Gather all lines in the entries that include the word "drawn".

Task material:
* * *
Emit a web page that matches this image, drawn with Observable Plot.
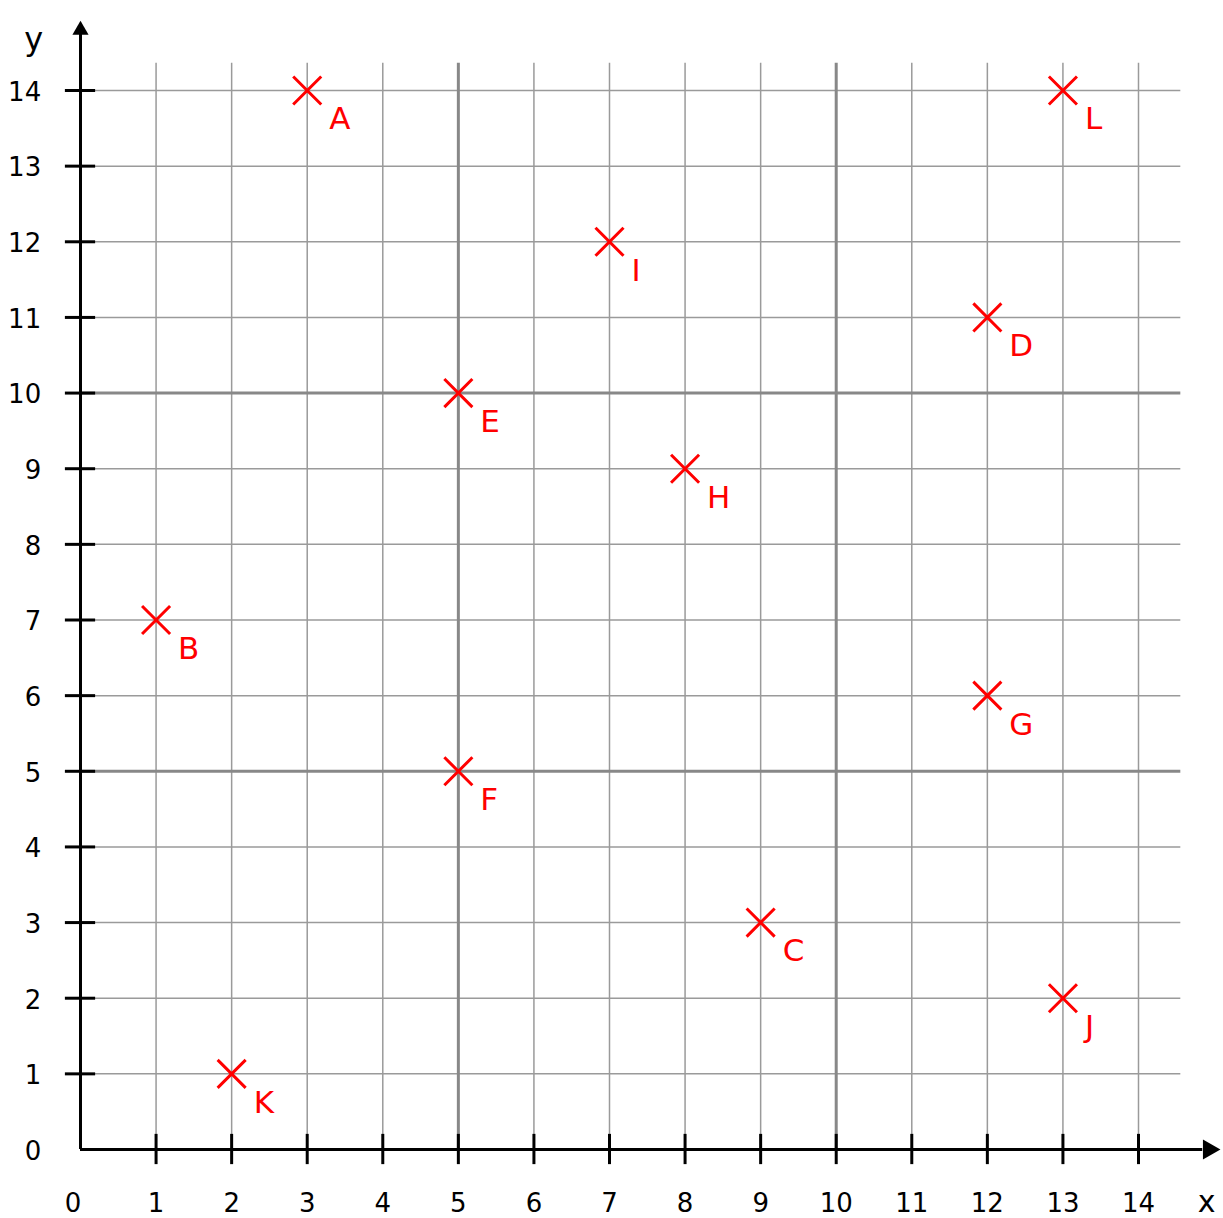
* * *
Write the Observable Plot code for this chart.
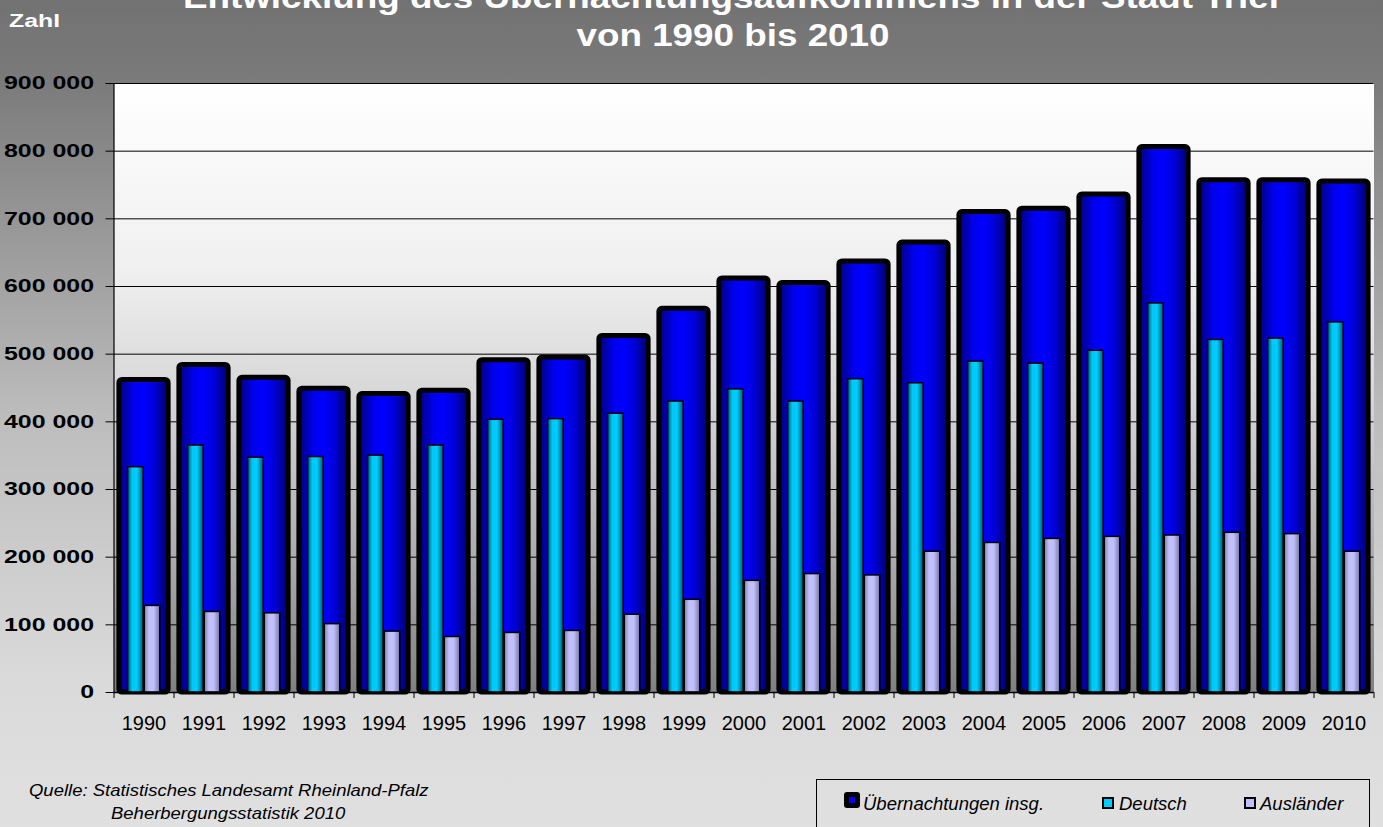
* * *
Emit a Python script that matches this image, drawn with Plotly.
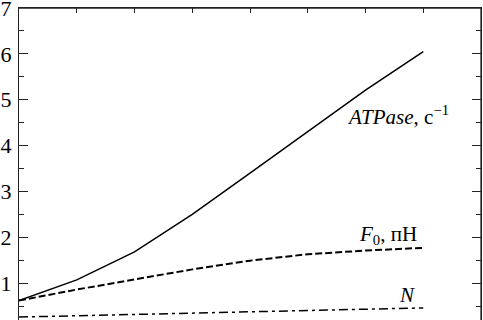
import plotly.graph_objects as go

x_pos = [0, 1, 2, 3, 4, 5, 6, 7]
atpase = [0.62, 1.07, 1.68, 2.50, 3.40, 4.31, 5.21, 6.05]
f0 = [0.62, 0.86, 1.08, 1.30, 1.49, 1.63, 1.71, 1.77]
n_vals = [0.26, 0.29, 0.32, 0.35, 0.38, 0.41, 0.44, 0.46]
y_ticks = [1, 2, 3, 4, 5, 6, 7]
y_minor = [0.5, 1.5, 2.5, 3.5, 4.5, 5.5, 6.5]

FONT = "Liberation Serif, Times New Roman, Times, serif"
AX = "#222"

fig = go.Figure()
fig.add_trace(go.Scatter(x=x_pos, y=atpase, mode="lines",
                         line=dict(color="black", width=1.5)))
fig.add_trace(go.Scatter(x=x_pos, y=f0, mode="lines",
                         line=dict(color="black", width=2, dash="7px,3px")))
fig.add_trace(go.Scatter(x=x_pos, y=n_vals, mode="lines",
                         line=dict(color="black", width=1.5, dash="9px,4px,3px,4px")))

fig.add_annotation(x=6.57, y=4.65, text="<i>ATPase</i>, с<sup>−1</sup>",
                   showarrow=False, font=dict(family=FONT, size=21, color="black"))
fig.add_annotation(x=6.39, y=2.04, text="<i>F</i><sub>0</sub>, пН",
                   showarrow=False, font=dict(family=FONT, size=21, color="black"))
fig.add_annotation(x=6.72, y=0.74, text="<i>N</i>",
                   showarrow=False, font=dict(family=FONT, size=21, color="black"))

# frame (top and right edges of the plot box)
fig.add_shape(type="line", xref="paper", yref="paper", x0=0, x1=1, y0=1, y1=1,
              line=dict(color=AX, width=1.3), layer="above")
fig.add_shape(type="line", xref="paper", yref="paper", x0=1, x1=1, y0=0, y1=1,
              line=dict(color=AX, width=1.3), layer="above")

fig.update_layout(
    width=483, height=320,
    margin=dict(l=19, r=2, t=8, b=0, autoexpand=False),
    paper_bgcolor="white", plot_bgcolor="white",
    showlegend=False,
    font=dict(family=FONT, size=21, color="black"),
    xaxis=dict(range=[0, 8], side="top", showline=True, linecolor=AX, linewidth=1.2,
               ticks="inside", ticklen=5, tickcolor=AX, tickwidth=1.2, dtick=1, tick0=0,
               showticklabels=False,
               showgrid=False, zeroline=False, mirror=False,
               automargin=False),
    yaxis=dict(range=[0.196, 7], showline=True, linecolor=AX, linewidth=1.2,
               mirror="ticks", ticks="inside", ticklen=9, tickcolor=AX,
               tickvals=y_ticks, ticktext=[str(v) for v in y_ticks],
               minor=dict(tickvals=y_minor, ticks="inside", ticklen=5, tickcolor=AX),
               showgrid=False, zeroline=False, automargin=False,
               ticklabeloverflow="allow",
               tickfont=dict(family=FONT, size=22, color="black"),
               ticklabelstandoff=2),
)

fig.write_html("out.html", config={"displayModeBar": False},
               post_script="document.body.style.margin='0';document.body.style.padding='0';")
* * *
Written solution:
Emit a web page that matches this image, drawn with Observable Plot.
Emit a Python script that matches this image, drawn with Plotly.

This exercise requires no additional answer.